Senior colorist Sam Daley applied the final grade, working under the direct supervision of Anderson and Yatsko. Daley’s role was to enhance the film’s period setting and tense story. “The film takes place at the very end of the 19th century,” said Yatsko. “It’s set in a remote location in northern England. It’s winter and the facility has no electricity, little oil and few supplies. Most scenes are lit by candlelight.”

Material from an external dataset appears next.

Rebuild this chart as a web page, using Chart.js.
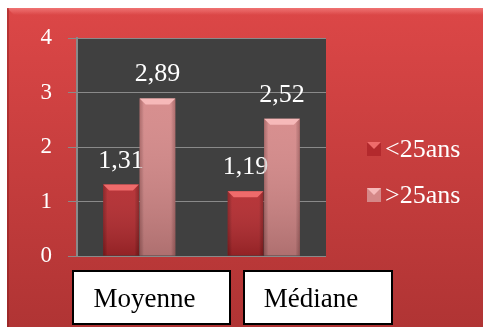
<!DOCTYPE html>
<html>
<head>
<meta charset="utf-8">
<script src="https://cdn.jsdelivr.net/npm/chart.js@4"></script>
<style>
html, body { margin: 0; padding: 0; background: #fff; }
#cadre { width: 483px; height: 327px; }
</style>
</head>
<body>
<div id="cadre"><canvas id="graf" width="483" height="327"></canvas></div>
<script>
// données
const categories = ["Moyenne", "Médiane"];
const series = ["<25ans", ">25ans"];
const moins25 = [1.31, 1.19];
const plus25 = [2.89, 2.52];
const yMin = 0, yMax = 4, yPas = 1;

const SERIF = "'Liberation Serif', serif";

// couleurs des barres : base, clair (biseau), sombre (bords)
const teintes = [
    { base: '#b3292d', haut: '#ef6b6b', bord: 'rgba(70,0,0,0.35)' },
    { base: '#d58888', haut: '#f6b9b9', bord: 'rgba(90,20,20,0.30)' }
];

// cadres blancs des catégories sous l'axe
const cadres = [
    { x: 73, y: 271, w: 157, h: 53 },
    { x: 244, y: 271, w: 148, h: 53 }
];

function virgule(v) {
    return v.toFixed(2).replace('.', ',');
}

// fond rouge + zone de tracé grise
const fond = {
    id: 'fond',
    beforeDraw(chart) {
        const ctx = chart.ctx;
        const W = chart.width, H = chart.height;
        const x0 = 7, y0 = 8;
        ctx.save();
        let g = ctx.createLinearGradient(0, y0, 0, H);
        g.addColorStop(0, '#dc4747');
        g.addColorStop(1, '#b03434');
        ctx.fillStyle = g;
        ctx.fillRect(x0, y0, W - x0, H - y0);
        // biseau du haut
        g = ctx.createLinearGradient(0, y0, 0, y0 + 7);
        g.addColorStop(0, 'rgba(255,150,150,0.55)');
        g.addColorStop(1, 'rgba(255,150,150,0)');
        ctx.fillStyle = g;
        ctx.beginPath();
        ctx.moveTo(x0, y0);
        ctx.lineTo(W, y0);
        ctx.lineTo(W, y0 + 7);
        ctx.lineTo(x0 + 7, y0 + 7);
        ctx.closePath();
        ctx.fill();
        // bord gauche
        ctx.fillStyle = 'rgba(120,20,20,0.35)';
        ctx.fillRect(x0, y0, 2, H - y0);
        const a = chart.chartArea;
        ctx.fillStyle = '#404040';
        ctx.fillRect(a.left, a.top, a.right - a.left, a.bottom - a.top);
        ctx.restore();
    }
};

// relief des barres, étiquettes de valeur
const relief = {
    id: 'relief',
    afterDatasetsDraw(chart) {
        const ctx = chart.ctx;
        ctx.save();
        chart.data.datasets.forEach((ds, i) => {
            const t = teintes[i];
            chart.getDatasetMeta(i).data.forEach((el, j) => {
                const p = el.getProps(['x', 'y', 'base', 'width'], true);
                const l = p.x - p.width / 2, r = p.x + p.width / 2;
                const b = 6;
                // ombre des bords
                let g = ctx.createLinearGradient(l, 0, r, 0);
                g.addColorStop(0, t.bord);
                g.addColorStop(0.12, 'rgba(0,0,0,0)');
                g.addColorStop(0.88, 'rgba(0,0,0,0)');
                g.addColorStop(1, t.bord);
                ctx.fillStyle = g;
                ctx.fillRect(l, p.y, r - l, p.base - p.y);
                g = ctx.createLinearGradient(0, p.y, 0, p.base);
                g.addColorStop(0, 'rgba(255,255,255,0.06)');
                g.addColorStop(1, 'rgba(0,0,0,0.18)');
                ctx.fillStyle = g;
                ctx.fillRect(l, p.y, r - l, p.base - p.y);
                // biseau du sommet
                ctx.fillStyle = t.haut;
                ctx.beginPath();
                ctx.moveTo(l, p.y);
                ctx.lineTo(r, p.y);
                ctx.lineTo(r - b, p.y + b);
                ctx.lineTo(l + b, p.y + b);
                ctx.closePath();
                ctx.fill();
                // valeur
                ctx.fillStyle = '#ffffff';
                ctx.font = '26px ' + SERIF;
                ctx.textAlign = 'center';
                ctx.textBaseline = 'alphabetic';
                ctx.fillText(virgule(ds.data[j]), p.x, p.y - 17);
            });
        });
        ctx.restore();
    }
};

// légende à droite et cadres des catégories
const habillage = {
    id: 'habillage',
    afterDraw(chart) {
        const ctx = chart.ctx;
        ctx.save();
        chart.data.datasets.forEach((ds, i) => {
            const yc = 149 + i * 46;
            const t = teintes[i];
            ctx.fillStyle = t.base;
            ctx.fillRect(367, yc - 7, 14, 14);
            ctx.fillStyle = t.haut;
            ctx.beginPath();
            ctx.moveTo(367, yc - 7);
            ctx.lineTo(381, yc - 7);
            ctx.lineTo(374, yc);
            ctx.closePath();
            ctx.fill();
            ctx.fillStyle = '#ffffff';
            ctx.font = '26px ' + SERIF;
            ctx.textAlign = 'left';
            ctx.textBaseline = 'middle';
            ctx.fillText(ds.label, 385, yc + 1);
        });
        chart.data.labels.forEach((lab, i) => {
            const c = cadres[i];
            ctx.fillStyle = '#ffffff';
            ctx.fillRect(c.x, c.y, c.w, c.h);
            ctx.strokeStyle = '#000000';
            ctx.lineWidth = 2;
            ctx.strokeRect(c.x, c.y, c.w, c.h);
            ctx.fillStyle = '#000000';
            ctx.font = '27px ' + SERIF;
            ctx.textAlign = 'center';
            ctx.textBaseline = 'alphabetic';
            ctx.fillText(lab, c.x + c.w / 2 - 7, c.y + 36);
        });
        ctx.restore();
    }
};

const graf = new Chart(document.getElementById('graf'), {
    type: 'bar',
    data: {
        labels: categories,
        datasets: [
            { label: series[0], data: moins25, backgroundColor: teintes[0].base },
            { label: series[1], data: plus25, backgroundColor: teintes[1].base }
        ]
    },
    options: {
        responsive: false,
        animation: false,
        devicePixelRatio: 1,
        layout: { padding: { top: 38, right: 157, bottom: 71, left: 0 } },
        datasets: { bar: { barPercentage: 0.98, categoryPercentage: 0.585 } },
        scales: {
            x: { display: false },
            y: {
                min: yMin,
                max: yMax,
                afterFit: s => { s.width = 77; },
                ticks: {
                    stepSize: yPas,
                    color: '#ffffff',
                    padding: 16,
                    font: { family: SERIF, size: 23 }
                },
                grid: { color: '#8a8a8a', lineWidth: 1, tickLength: 9 },
                border: { color: '#8a8a8a', width: 2 }
            }
        },
        plugins: {
            legend: { display: false },
            tooltip: { enabled: false }
        }
    },
    plugins: [fond, relief, habillage]
});
</script>
</body>
</html>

Yatsko contrasted the warm candlelight with blue lighting from the windows to create separation and convey the sense that we are in a remote country location. That resulted in a dark, moody look that was further refined in postproduction. “Sam had his challenges,” Yatsko added. “In addition to working with minimal light, we shot in Bulgaria in the summer time, where it was hot and sunny, while what we needed was a look that was grey and gloomy.”

Jim Sturgess.
Jim Sturgess

Daley applied a number of atmospheric effects, enhancing the glow of candles and smoothing fog in exterior scenes. He also spent considerable time making skin tone adjustments. “Many of the characters are meant to look unhealthy, as if they are sick or have not been eating well,” Daley explained. “We took some of the life out of their faces. Our Lustre allowed me to isolate skin tones and manipulate them independent of the surrounding frame.”

The final look of the film, according to Daley, is different from most period dramas. “Although the hair, wardrobe and set were all period, we treated it like a modern suspense film,” said Daley. “We made a lot of strong color choices. We didn’t go into a modern palette, but we pushed the colors. We walked a fine line: respecting the time period, while delivering an entertaining movie.”